State's response to Woods:
Since we are not lawyers, we're going to leave this one to the mouthpieces. . . .

We still think the ultimate point of this exercise, besides selling books and making political hay, is to find a reason for far-lefty Democrats to go forward with impeachment charges (or at least the appearance of an impeachable charge) against President Bush, Vice President Cheney, Rumsfeld, and every other slightly Republican sympathizer on the planet.

My point: this may be so. I think they're going to milk this as much as possible, and see if they can instigate the whole impeachment process.

But if Bush pushes a point that's untenable, it shouldn't be supported even at the expense of giving ground to his detractors.

The NSA violates FISA, even the AG concedes that. The administration's rationale for FISA inapplicability doesn't hold any water: the speed is there, as there are emergency procedures in place to tap first, get a court order later. As is often repeated, the only possible reason not to run through the FISA retroactive order hoops is if you won't qualify for an order even retroactively.
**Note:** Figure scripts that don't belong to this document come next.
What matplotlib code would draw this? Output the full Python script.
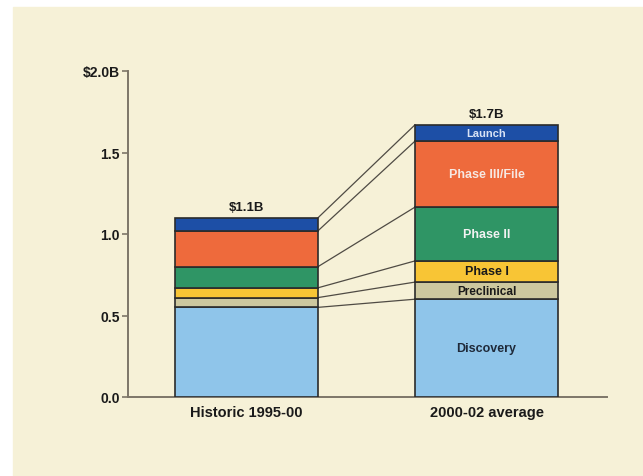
import matplotlib.pyplot as plt
import numpy as np

plt.rcParams['font.family'] = ['Liberation Sans', 'DejaVu Sans']

# R&D cost per approved drug, split by stage ($B)
periods = ["Historic 1995-00", "2000-02 average"]
stages = ["Discovery", "Preclinical", "Phase I", "Phase II", "Phase III/File", "Launch"]
historic = [0.55, 0.06, 0.06, 0.13, 0.22, 0.08]
recent = [0.60, 0.105, 0.13, 0.33, 0.405, 0.10]
totals = ["$1.1B", "$1.7B"]

colors = ["#8fc5ea", "#cdc89f", "#f8c535", "#2f9565", "#ee6a3c", "#1d4fa6"]
text_colors = ["#1f2a3a", "#1a1a1a", "#1a1a1a", "#f2f2f2", "#f6e8e2", "#d8e2f5"]
text_sizes = [9, 8.5, 9, 9, 9, 8]

bg = "#f6f1d7"
edge = "#2b2b2b"
axis_col = "#7d7668"
width = 0.596

fig = plt.figure(figsize=(6.43, 4.77), dpi=100)
fig.patch.set_facecolor("white")
panel = plt.Rectangle((13 / 643, 0), 1, 1 - 8 / 477,
                      transform=fig.transFigure, color=bg, zorder=-10)
fig.add_artist(panel)

ax = fig.add_axes([128 / 643, 1 - 398 / 477, 479 / 643, 326 / 477])
ax.set_facecolor("none")

xs = np.arange(len(periods))
bottoms = np.zeros(2)
for i, stage in enumerate(stages):
    vals = np.array([historic[i], recent[i]])
    ax.bar(xs, vals, width, bottom=bottoms, color=colors[i],
           edgecolor=edge, linewidth=1.2, zorder=3)
    # label only the newer bar
    ax.text(xs[1], bottoms[1] + vals[1] / 2, stage, ha="center", va="center",
            fontsize=text_sizes[i], fontweight="bold", color=text_colors[i], zorder=4)
    bottoms = bottoms + vals

# connector lines between matching stage boundaries
cum_h = np.cumsum(historic)
cum_r = np.cumsum(recent)
for a, b in zip(cum_h, cum_r):
    ax.plot([xs[0] + width / 2, xs[1] - width / 2], [a, b],
            color="#4f4b44", linewidth=0.9, zorder=2)

for x, total, lab in zip(xs, [cum_h[-1], cum_r[-1]], totals):
    ax.text(x, total + 0.03, lab, ha="center", va="bottom",
            fontsize=9.5, fontweight="bold", color="#1a1a1a")

ax.set_xlim(-0.494, 1.502)
ax.set_ylim(0, 2.0)
ax.set_yticks([0, 0.5, 1.0, 1.5, 2.0])
ax.set_yticklabels(["0.0", "0.5", "1.0", "1.5", "$2.0B"], fontweight="bold",
                   fontsize=10, color="#1a1a1a")
ax.set_xticks(xs)
ax.set_xticklabels(periods, fontweight="bold", fontsize=10.5, color="#1a1a1a")
ax.tick_params(axis="x", length=0, pad=6)
ax.tick_params(axis="y", length=4, width=1.2, color=axis_col, pad=2)

for side in ["top", "right"]:
    ax.spines[side].set_visible(False)
for side in ["left", "bottom"]:
    ax.spines[side].set_color(axis_col)
    ax.spines[side].set_linewidth(1.4)

fig.savefig("out.png", dpi=100, facecolor=fig.get_facecolor())
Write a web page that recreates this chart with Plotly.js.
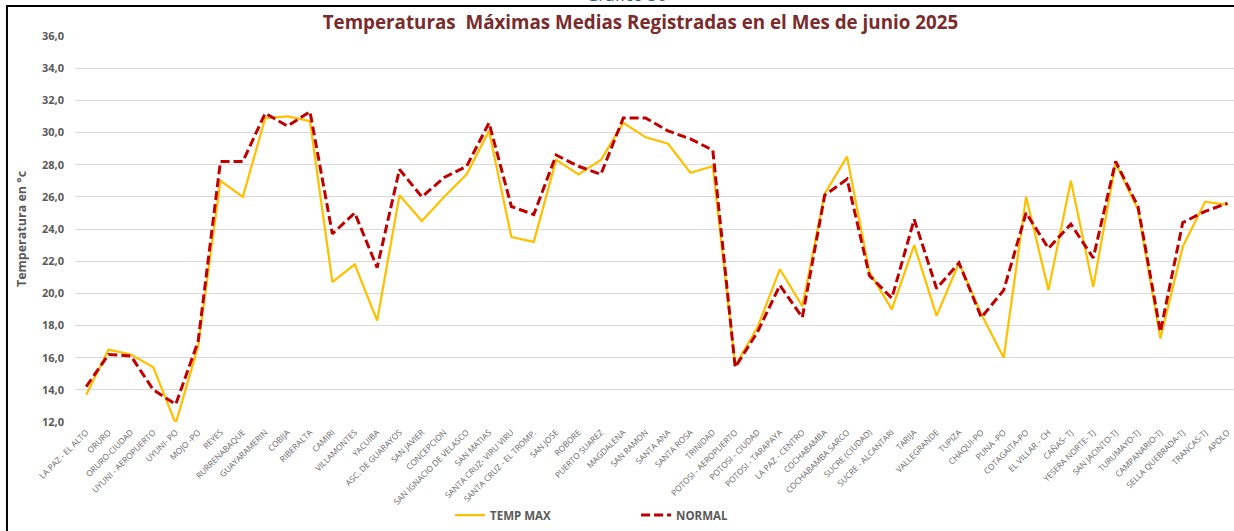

As far as the FISA statutory scheme goes the only way not to qualify is that either your probable cause is too weak or your relationship between the person being tapped and the foreign power targeted is too tenuous to support an order even under the relaxed standards of the secret FISA court.

Extrapolating the authority for warrentless wiretaps from the AUF is a stretch at best, and by throwing around the "I'm reclaiming my historical constitutional right as executive" language, he's hinting at a showdown that's gonna go way beyond the AUF, because if the power is inherent in the presidency, then by implication the FISA itself, despite being a validy passed statute signed into law by a sitting president, is an infringement on the inherent constitutional powers of the executive branch - thus rendering all such statutes as empty rhetorical excercises. And while the "we're at war" language is being bandied about based on Iraq and Afghanistan, if the "war" is the "war on terrorism," well, there have been terrorists in one form or another since the beginning of time. Who is to say when it officially ends, if ever?

Leftists are pointing to Nixon's overreaching against Vietnam war protesters in the seventies as a prime example of presidential abuse, and conservatives are justifiably feeling the heat. But the scenario could just as easily be flipped, a radical left government using this program in the future against groups with a conservative agenda. So long as some kind of connection with some kind of foreign group they could label "terrorist" is made, it's supportable, right? Do we really want to open that particular door?

I'm rather protective of my constitutional rights. While the Fourth Amendment status of the evidence seized from this might be debatable, statutes such as the FISA are the only remaining safeguard. There are some things I'm not willing to cede to the terrorists, even at the expense of less-than-perfect intelligence enforcements, and this is one of them.